…UNMEER chief assures
OCTOBER 24, 2014 By Regina PrattBottom of Form
Special Representative of the Secretary-General and Head of the United Nations Mission for Ebola Emergency Response (UNMEER), Anthony Banbury, has said in Freetown that by 1st December 70% of confirmed Ebola cases would be treated at treatment centres because they would be closer to communities.
Banbury was speaking yesterday at a press conference held at the Hub hotel, former Mamba Point, where he told newsmen that a lot of things are happening behind the scene as efforts to eradicate the deadliest Ebola outbreak in the world intensify.
“This is a complex crisis,” he said. “I have worked in many major crises, but have not seen anything like what is taking place now in Africa. Taking a walk around the city of Freetown, one would realize there is a crisis in the country and UNMEER is planning to put it under control.”
The outbreak has overwhelmed the fragile health infrastructure in the three countries worst affected by the virus – Guinea, Liberia and Sierra Leone – killing almost 5,000 and infecting close to 10,000.
The mere scale of the outbreak has forced the international community to scale up medical and humanitarian intervention in the three countries, with France, the United States of America and United Kingdom leading efforts in Guinea, Liberia and Sierra Leone respectively.
Mr. Banbury revealed that in a recent meeting with stakeholders it was agreed that the identification of persons who may have come into contact with Ebola patients, provision of treatment facilities, safe burials and community engagements are critical to stemming the rate of new infections and bringing the outbreak under control.

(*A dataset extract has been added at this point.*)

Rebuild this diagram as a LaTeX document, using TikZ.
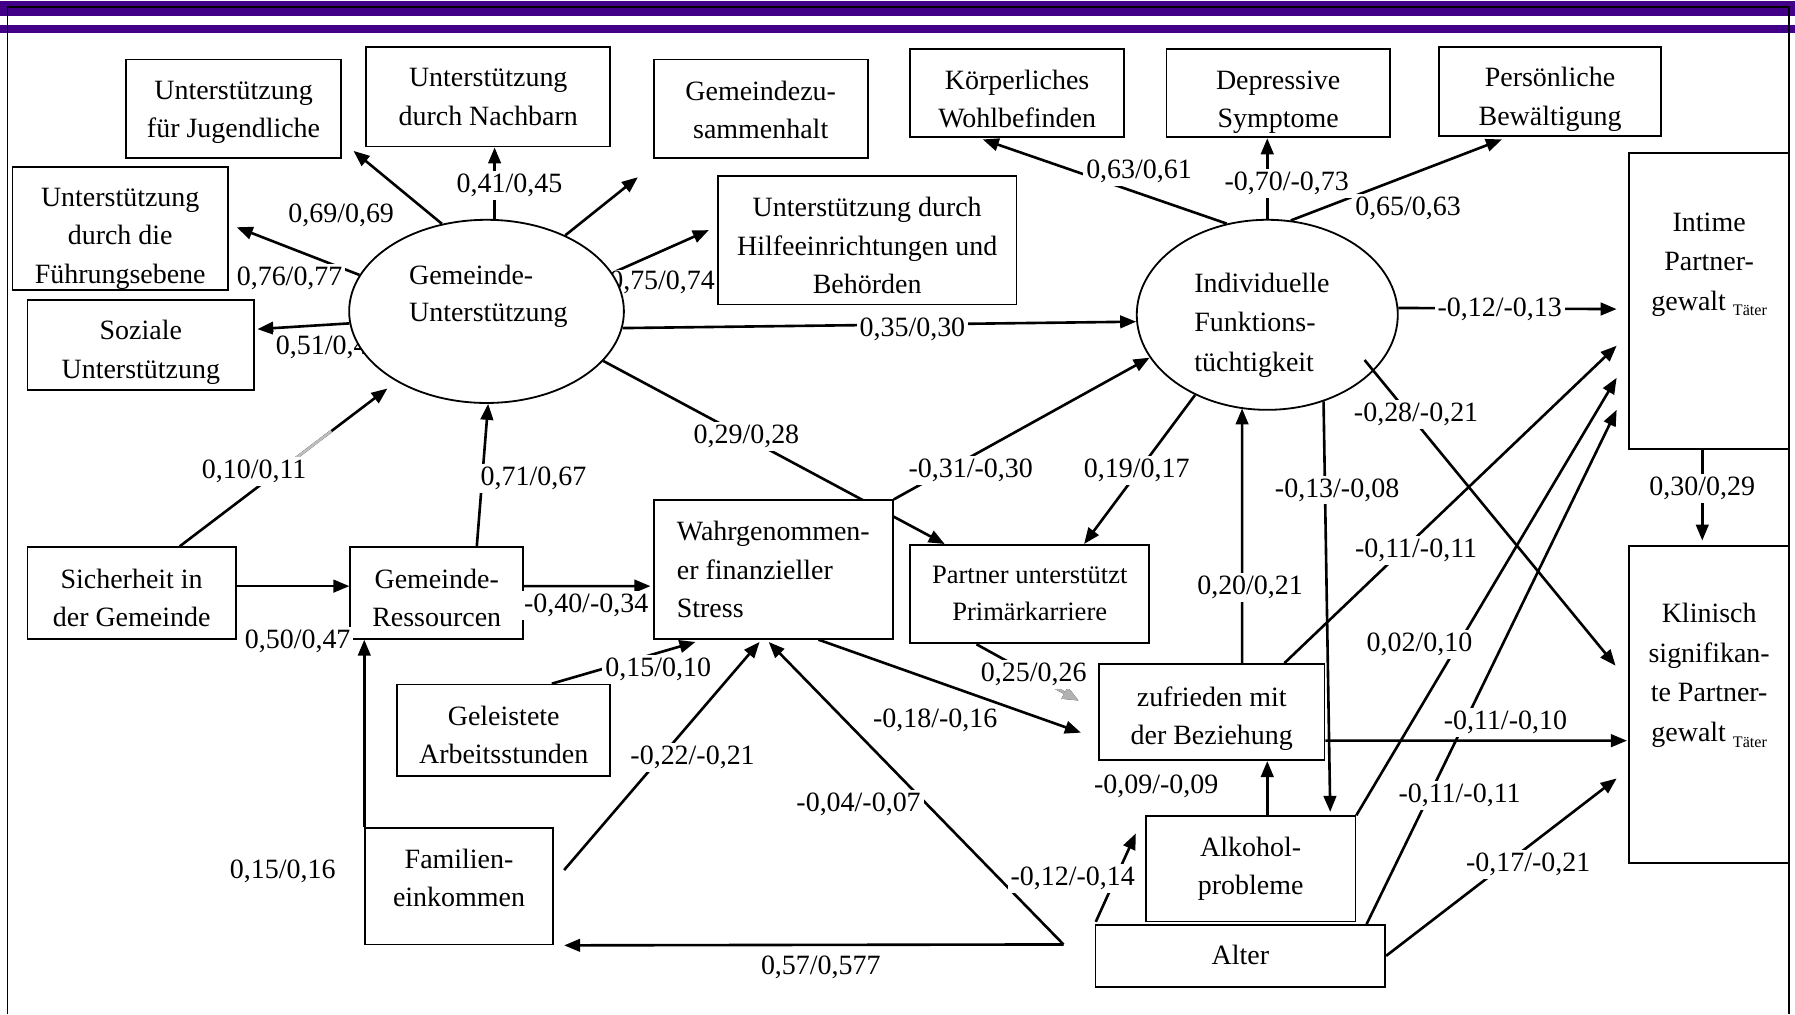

The UN diplomat said that government should take the lead in working with various partners to mobilize resources, ensure prompt payments to health workers and organizing training for frontline workers, as a significant step to ending the outbreak.
The government last week renamed the Emergency Operations Centre as National Ebola Response Committee, and assigned the Defence Minister, Retired Major Paulo Conteh, as Chief Executive Officer to take the lead in an integrated response to eradicating the outbreak.
The UNMEER boss also disclosed that UN staff would be working at district level as more experienced staff are needed to run treatment centres around the country.
Until now, the country can only boast of treatment centres in Kailahun, Kenema and Freetown, with more expected in the coming weeks in other parts of the country as international aid pours in.
Mr. Amadu Kamara, who is UNMEER Crisis Manager in Sierra Leone, said they have hit the ground running, adding that they would open up all communication channels with the National Ebola Response Committee in a bid to expedite efforts to defeat the virus.
Meanwhile, in a meeting held in Accra, Ghana last week, it was decided that the governments of Guinea, Liberia and Sierra Leone should have a final decision on an integrated approach and strategy for dealing with the Ebola crisis in their respective countries, as well as having national response plans in place.